La estructura nahua del pensamiento, de tradición histórica, y el papel de las imágenes en sus libros sagrados proporcionaron una base para apropiarse de un nuevo género de literatura religiosa y códigos visuales. Los escritos y pinturas sobre su pasado fueron vinculados con “narraciones sagradas que se refieren a hazañas mitológicas de deidades y la propia historia del grupo étnico local, construida según sus patrones míticos”. Se aplicaron estos patrones para explicar los dogmas cristianos y, a su vez, crear una interpretación de las circunstancias coloniales que estaban viviendo. Es decir, los tlacuiloque nahuas y cristianos tenían que comprender sus circunstancias presentes no sólo por medio de sus tradiciones míticas e históricas, sino también a través de los dogmas del Nuevo Mundo. Sin embargo, este proceso no era una simple suma de ideas y conceptos, su creencia en un orden cósmico, capaz de mutar y de cambiar, exigía continuidad, los obligó a fusionar el pasado y el presente, sus herencias mesoamericanas y cristianas. El cristianismo debía ser parte de su pasado para que pudiese ser parte de su presente. Las imágenes y el pensamiento cristiano tenían que existir en sus propios registros pictóricos, en sus libros sagrados del tiempo mítico donde era depositado el conocimiento. Ellos crearon una identidad alternativa a través de su interpretación de textos cristianos y así fueron capaces de enfrentar un cambio tan dramático en su mundo. La Biblia y los libros religiosos europeos se convirtieron en precedentes míticos de su propia era, nahua y cristiana, tanto como la mitología mesoamericana guardada en las imágenes y la tradición oral (217).

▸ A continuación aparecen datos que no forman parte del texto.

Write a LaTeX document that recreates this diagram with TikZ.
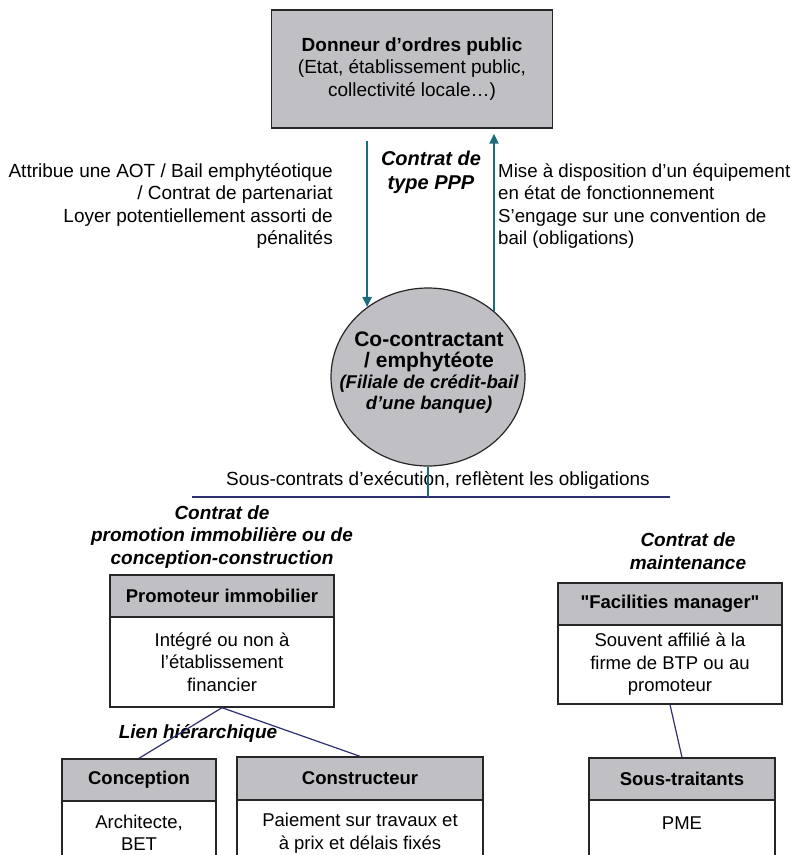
\documentclass[tikz,border=0pt]{standalone}
\usepackage{fontspec}
\setmainfont{Liberation Sans}[Ligatures=TeXOff]
\usetikzlibrary{arrows.meta,shapes.geometric}
\definecolor{boxgray}{RGB}{192,192,196}
\definecolor{tealline}{RGB}{28,108,124}
\definecolor{navyline}{RGB}{44,48,112}
\begin{document}
\begin{tikzpicture}[x=1pt,y=-1pt,
    every node/.style={font=\fontsize{19}{22.6}\selectfont, inner sep=0pt},
    hd/.style={shape=rectangle, draw=black!85, line width=1.4pt, fill=boxgray, font=\fontsize{18.5}{22.5}\selectfont\bfseries},
    bd/.style={shape=rectangle, draw=black!85, line width=1.4pt, fill=white, align=center, font=\fontsize{18.5}{22.5}\selectfont},
    lbl/.style={align=center, font=\fontsize{19}{22.8}\selectfont\bfseries\itshape},
    arr/.style={draw=tealline, line width=2pt, -{Triangle[length=10pt,width=9pt]}},
    lnk/.style={draw=navyline, line width=1.2pt}]

     \clip (0,0) rectangle (795,855);

     % donneur d'ordres
     \node[hd, font=\fontsize{19}{22.8}\selectfont, align=center, minimum width=281pt, minimum height=118pt] (D) at (412,69)
        {\textbf{Donneur d’ordres public}\\(Etat, établissement public,\\collectivité locale…)};

     % co-contractant
     \node[shape=ellipse, draw=black!85, line width=1.2pt, fill=boxgray, minimum width=194pt, minimum height=178pt] (C) at (428,377){};
     \node[align=center, font=\fontsize{21}{20.5}\selectfont\bfseries] (Cn1) at (429,352){Co-contractant\\/ emphytéote};
     \node[lbl, font=\fontsize{18.5}{21}\selectfont\bfseries\itshape] (Cn2) at (429,394){(Filiale de crédit-bail\\d’une banque)};

     \node[anchor=east, align=right] (An) at (333,206)
        {Attribue une AOT / Bail emphytéotique\\/ Contrat de partenariat\\Loyer potentiellement assorti de\\pénalités};
     \node[anchor=west, align=left, font=\fontsize{18.7}{22.6}\selectfont] (Mn) at (498,206)
        {Mise à disposition d’un équipement\\en état de fonctionnement\\S’engage sur une convention de\\bail (obligations)};
     \node[lbl, font=\fontsize{20}{24}\selectfont\bfseries\itshape] (Pn) at (431,172){Contrat de\\type PPP};

     \draw [arr, shorten <=12pt] (D.south -| C.131) to (C.131);
     \draw [arr, shorten >=5pt] (C.45) to (C.45 |- D.south);

     % sous-contrats
     \node (Sn) at (438,480){Sous-contrats d’exécution, reflètent les obligations};
     \coordinate (L) at (192,497);
     \coordinate (R) at (670,497);
     \draw [lnk] (L) to (R);
     \draw [draw=tealline, line width=2pt] (C.south) to (C.south |- L);

     % promoteur
     \node[lbl] (Prn) at (222,537){Contrat de\\promotion immobilière ou de\\conception-construction};
     \node[bd, minimum width=224pt, minimum height=90pt] (Pb) at (222,662)
        {Intégré ou non à\\l’établissement\\financier};
     \node[hd, minimum width=224pt, minimum height=42pt] (P) at (222,596){Promoteur immobilier};

     % facilities manager
     \node[lbl] (Mtn) at (688,551){Contrat de\\maintenance};
     \node[bd, minimum width=224pt, minimum height=79pt] (Fb) at (670,664.5)
        {Souvent affilié à la\\firme de BTP ou au\\promoteur};
     \node[hd, minimum width=224pt, minimum height=42pt] (F) at (670,604){"Facilities manager"};

     % niveau bas
     \node[bd, minimum width=154pt, minimum height=80pt] (Kb) at (139,840){};
     \node[hd, minimum width=154pt, minimum height=42pt] (K) at (139,780){Conception};
     \node[bd, draw=none, fill=none] (Kn) at (139,833){Architecte,\\BET};

     \node[bd, minimum width=246pt, minimum height=80pt] (Tb) at (360,840){};
     \node[hd, minimum width=246pt, minimum height=43pt] (T) at (360,778.5){Constructeur};
     \node[bd, draw=none, fill=none] (Tn) at (360,833){Paiement sur travaux et\\à prix et délais fixés};

     \node[bd, minimum width=186pt, minimum height=80pt] (Sb) at (682,840){};
     \node[hd, minimum width=186pt, minimum height=42pt] (S) at (682,779){Sous-traitants};
     \node[bd, draw=none, fill=none] (Sbn) at (682,823){PME};

     \node[lbl] (Hn) at (198,733){Lien hiérarchique};

     \draw [lnk] (Pb.south) to (K.north);
     \draw [lnk] (Pb.south) to (T.north);
     \draw [lnk] (Fb.south) to (S.north);

\end{tikzpicture}
\end{document}
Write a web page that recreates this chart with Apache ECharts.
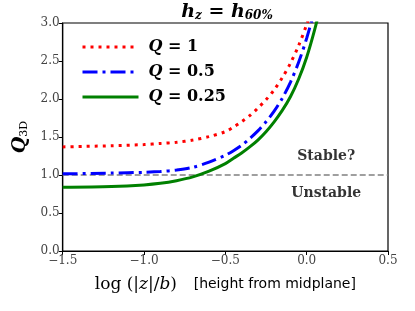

Junto al brillante ejercicio intelectual de Magaloni Kerpel, no quiero dejar de señalar la hermosa factura del libro. Albores de la Conquista es una pieza de una ejecución impecable, no sólo por la calidad de los materiales sino por su trabajo editorial intachable. Un trabajo de montaje y composición, pues casi todas las láminas (en total son 87) usadas en la investigación se ubican en el lugar correcto, donde son citadas, facilitando el diálogo entre el texto y las imágenes. Algo que en definitiva potencia la lectura, sobre todo porque hablamos de un libro en el que se leen y se descifran interpretaciones y significados.

Isaac Magaña Gcantón, Harvard University.